しかし、技術の進化に伴ってコピーに利用される機器等が変化してきた中で、主流となってきた多機能機器等がヨーロッパ各国のように制度の対象に指定されてこなかった結果、日本では「制度自体は存続していながら、補償金がほぼゼロに近くなったまま、すでに10年以上の歳月が経過しています。『私的な楽しみ』と、『クリエーターの利益』のバランスは、大きく崩れたままです」としている。

地上放送を録画する場合に働く著作権保護技術、ダビング10については実態調査の結果、ユーザーが行なうコピーは2回までが大半を占め、10回という回数はユーザーのニーズを過度に制限する数字ではないと指摘。
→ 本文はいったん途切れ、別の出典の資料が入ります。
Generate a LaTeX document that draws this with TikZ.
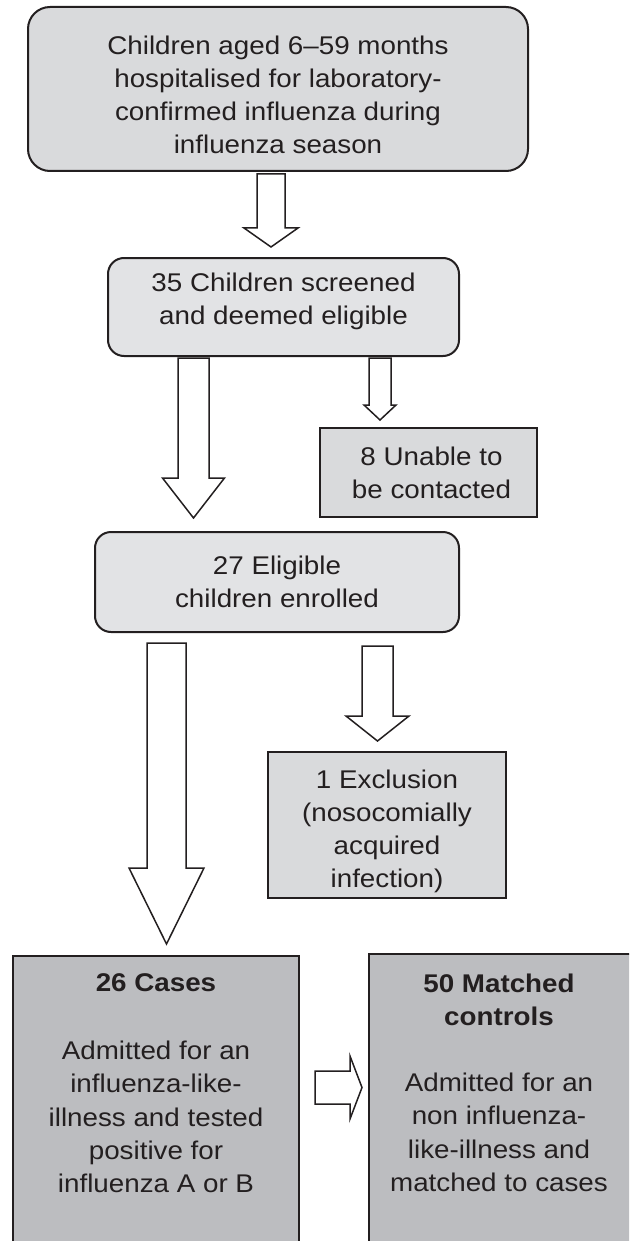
\documentclass[tikz,border=0pt]{standalone}
\usepackage{fontspec}
\setmainfont{Liberation Sans}[FakeStretch=1.085]
\usetikzlibrary{calc,positioning}

\definecolor{boxline}{RGB}{35,31,32}
\definecolor{greyA}{RGB}{217,218,220}
\definecolor{greyB}{RGB}{226,227,229}
\definecolor{greyC}{RGB}{188,189,192}

\tikzset{box/.style={draw=boxline, line width=2pt, inner sep=0pt}}
\tikzset{roundbox/.style={box, rounded corners=16pt, fill=greyB}}
\tikzset{txt/.style={align=center, inner sep=0pt, text=boxline, font=\fontsize{25.6pt}{33.3pt}\selectfont}}
\tikzset{fatarrow/.style={draw=boxline, line width=1.5pt, fill=white, line join=miter}}

% block arrows: start, tip, half shaft, half head, head length
\newcommand{\fatdown}[5]{%
  \draw[fatarrow] let \p1=(#1), \p2=(#2) in
    (\x1-#3pt,\y1) -- (\x1+#3pt,\y1) -- (\x1+#3pt,\y2+#5pt) -- (\x1+#4pt,\y2+#5pt)
    -- (\x2,\y2) -- (\x1-#4pt,\y2+#5pt) -- (\x1-#3pt,\y2+#5pt) -- cycle;}
\newcommand{\fatright}[5]{%
  \draw[fatarrow] let \p1=(#1), \p2=(#2) in
    (\x1,\y1+#3pt) -- (\x2-#5pt,\y1+#3pt) -- (\x2-#5pt,\y1+#4pt) -- (\x2,\y1)
    -- (\x2-#5pt,\y1-#4pt) -- (\x2-#5pt,\y1-#3pt) -- (\x1,\y1-#3pt) -- cycle;}

\begin{document}
\begin{tikzpicture}[x=1pt,y=-1pt]
\useasboundingbox (0,0) rectangle (629,1241);
\clip (0,0) rectangle (629,1241);

% boxes
\node[roundbox, fill=greyA, rounded corners=22pt, minimum width=500pt, minimum height=164pt] (top) at (278,89) {};
\node[roundbox, minimum width=351pt, minimum height=98pt] (screen) at (283.5,307) {};
\node[box, fill=greyA, minimum width=217pt, minimum height=89pt] (unable) at (428.5,472.5) {};
\node[roundbox, minimum width=364pt, minimum height=100pt] (enrolled) at (277,582) {};
\node[box, fill=greyA, minimum width=238pt, minimum height=146pt] (excl) at (387,825) {};
\node[box, fill=greyC, minimum width=286pt, minimum height=344pt] (cases) at (156,1128) {};
\node[box, fill=greyC, minimum width=271pt, minimum height=346pt] (controls) at (504.5,1127) {};

% arrows
\coordinate (s1) at ($(top.south)+(-7,2)$);
\coordinate (t1) at ($(screen.north)+(-12.5,-10)$);
\fatdown{s1}{t1}{14}{27}{19}
\coordinate (s2) at ($(screen.south)+(-90,1)$);
\coordinate (t2) at ($(enrolled.north)+(-83.5,-13)$);
\fatdown{s2}{t2}{15.5}{31}{40}
\coordinate (s3) at ($(screen.south)+(96.5,1)$);
\coordinate (t3) at ($(unable.north)+(-48.5,-7)$);
\fatdown{s3}{t3}{11}{16}{15}
\coordinate (s4) at ($(enrolled.south)+(-110.5,10)$);
\coordinate (t4) at ($(cases.north)+(10.5,-11)$);
\fatdown{s4}{t4}{19.5}{37.5}{76}
\coordinate (s5) at ($(enrolled.south)+(100.5,13)$);
\coordinate (t5) at ($(excl.north)+(-9.5,-10)$);
\fatdown{s5}{t5}{15.5}{31.5}{25}
\coordinate (s6) at ($(cases.east)+(15,-40.5)$);
\coordinate (t6) at ($(controls.west)+(-6,-39.5)$);
\fatright{s6}{t6}{16.5}{31.5}{12}

% texts
\node[txt, below=29.3pt of top.north] (toptxt) {Children aged 6–59 months\\hospitalised for laboratory-\\confirmed influenza during\\influenza season};
\node[txt, below=15.3pt of screen.north] (screentxt) {35 Children screened\\and deemed eligible};
\node[txt, below=19.3pt of unable.north, xshift=3pt] (unabletxt) {8 Unable to\\be contacted};
\node[txt, below=24.3pt of enrolled.north] (enrolledtxt) {27 Eligible\\children enrolled};
\node[txt, below=18.3pt of excl.north] (excltxt) {1 Exclusion\\(nosocomially\\acquired\\infection)};
\node[txt, below=18.3pt of cases.north] (casestxt) {\textbf{26 Cases}\\[35pt]Admitted for an\\influenza-like-\\illness and tested\\positive for\\influenza A or B};
\node[txt, below=20.3pt of controls.north, xshift=-5.5pt] (controlstxt) {\textbf{50 Matched}\\\textbf{controls}\\[33pt]Admitted for an\\non influenza-\\like-illness and\\matched to cases};
\end{tikzpicture}
\end{document}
むしろ「私的な規模や領域を超えてまでコピーが拡散することを抑止しているにすぎず、その範囲で行えるコピーに対する対価の還元の必要性がなくなるわけでもありません」と指摘している。

今回の指定により徴収される補償金の額については、「これまでの例によれば機器の出荷価格の1%程度であり、平均してレコーダー1台で数百円、ディスク1枚で数円程度になると考えられます」とした。

今回の指定について「クリエーターへの対価の還元が果たされないまま放置され続けてきたアンバランスな状態を改善へと舵を切ることを意味するものであり、必ず実現させる必要があります。その一方で、これまでの経緯を振り返れば、現行の私的録音録画補償金制度は、クリエーターに対価を還元していくための実効性からみれば、たしかに時代遅れで不完全な制度と言わざるを得ません。ただ、制度がどれだけ時代遅れで不完全だったとしても、クリエーターへの対価の還元の必要性がなくなるわけではありません」と、支持を強調。

最後に「われわれ19団体は、改組された私的録音録画補償金管理協会に協力して、新たな機器の指定に対応した補償金の管理を適正に進める体制を整えるとともに、インターネットを介したコンテンツ流通が主流となりつつあるいま、現行制度の在り方を含めて、新しい時代に即した対価還元の仕組みづくりの議論に、積極的に貢献していく所存です」とした。

このコメントに名を連ねたのは、映像コンテンツ権利処理機構、映像実演権利者合同機構、演奏家権利処理合同機構MPN、全日本テレビ番組製作社連盟、日本映画製作者協会、日本映画製作者連盟、日本映像ソフト協会、日本音楽作家団体協議会、日本音楽事業者協会、日本音楽出版社協会、日本音楽制作者連盟、日本音楽著作権協会、日本脚本家連盟、日本芸能実演家団体協議会、日本シナリオ作家協会、日本動画協会、日本文藝家協会、日本民間放送連盟、日本レコード協会の19団体。

文化庁の改正政令案については、JEITA(一般社団法人電子情報技術産業協会)が8月23日に「政策としての合理性が無いものと考え、強く反対する」という意見書を発表済み。文化庁のパブリック・コメントの募集は2022年9月21日23時59分まで行なわれている。